一見してバラバラだった4つの物語はここで統合され、完結する。そして、真の語り手が誰だったのかが明かされるのである。
芸術性とエンタメ性の黄金比率に感動
個人的な意見だが、映画はアメリカが一番だと思っている。予算をかけているとか、いい人材がハリウッドに集まるからとか、映画発祥の地として歴史があるからとか、理由はいろいろあるが、そのひとつに優秀な脚本家が揃っている点がある。
映画というのは娯楽である。一部の専門家が分析して楽しむものではなく、大衆が気軽に楽しむものである。
だから、過度に芸術性にこだわったり、難解であったりするものはいい映画とはいえない。
映画が一本7、8ドルで観られる映画文化のアメリカの脚本家はそのことを熟知している。
そのため、アメリカ映画は全般的に単純なストーリーで高いエンタメ性がある。
この作品もテーマこそ大学の文学の授業でやるようなものだが、そこは外していない。小学校高学年ならば十分に理解できる内容に芸術性を散りばめた形になっているのだ。
これがアメリカ映画が世界的に興行的成功を収めている理由のひとつだ。
物語の真の語り手は誰か?
「信頼できない語り手」というのは、カズオ・イシグロの『わたしを離さないで』や推理小説などに見られる、読者をミスリードする語り手のことだ。これがこの作品の大きなテーマとなっている。

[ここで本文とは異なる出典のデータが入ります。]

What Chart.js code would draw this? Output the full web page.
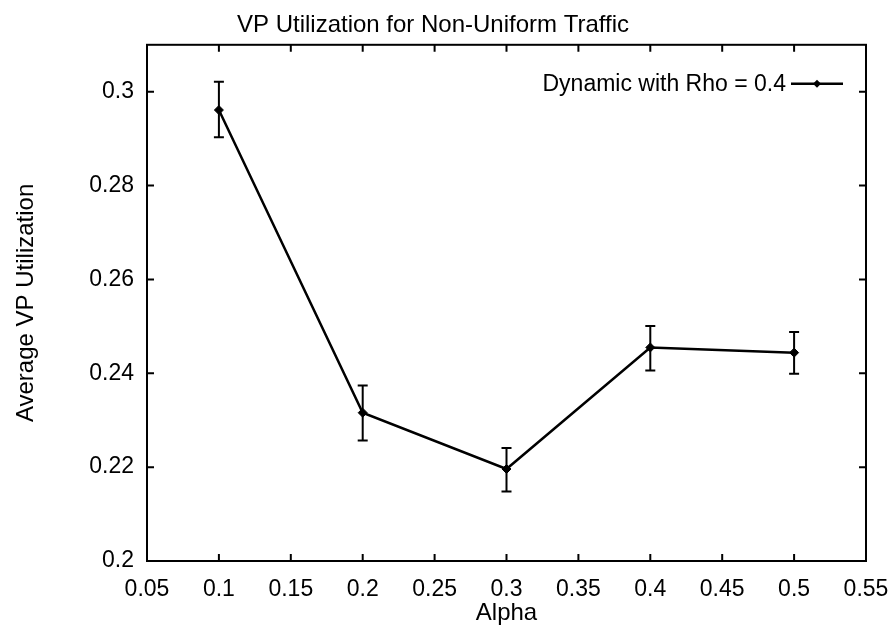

それがよく表れているのが1章と4章であり、物語の核がここにくる。
入り組んだつくりではあるが、すぐに種明かしをしてくれるので混乱することはない。
サンドイッチの出会いの再現など、オシャレなシーンも散りばめられている。
まとめ とにかく飽きないで観られる
人生の悲喜こもごもをテンポよく描いた名作。ちょっとした謎解き要素もあるので、それも楽しめるヒューマンドラマです。
役者も粒揃いで、時間を無駄にした感はありません。
お疲れのときに、癒されたいときに、オススメのアメリカ映画です。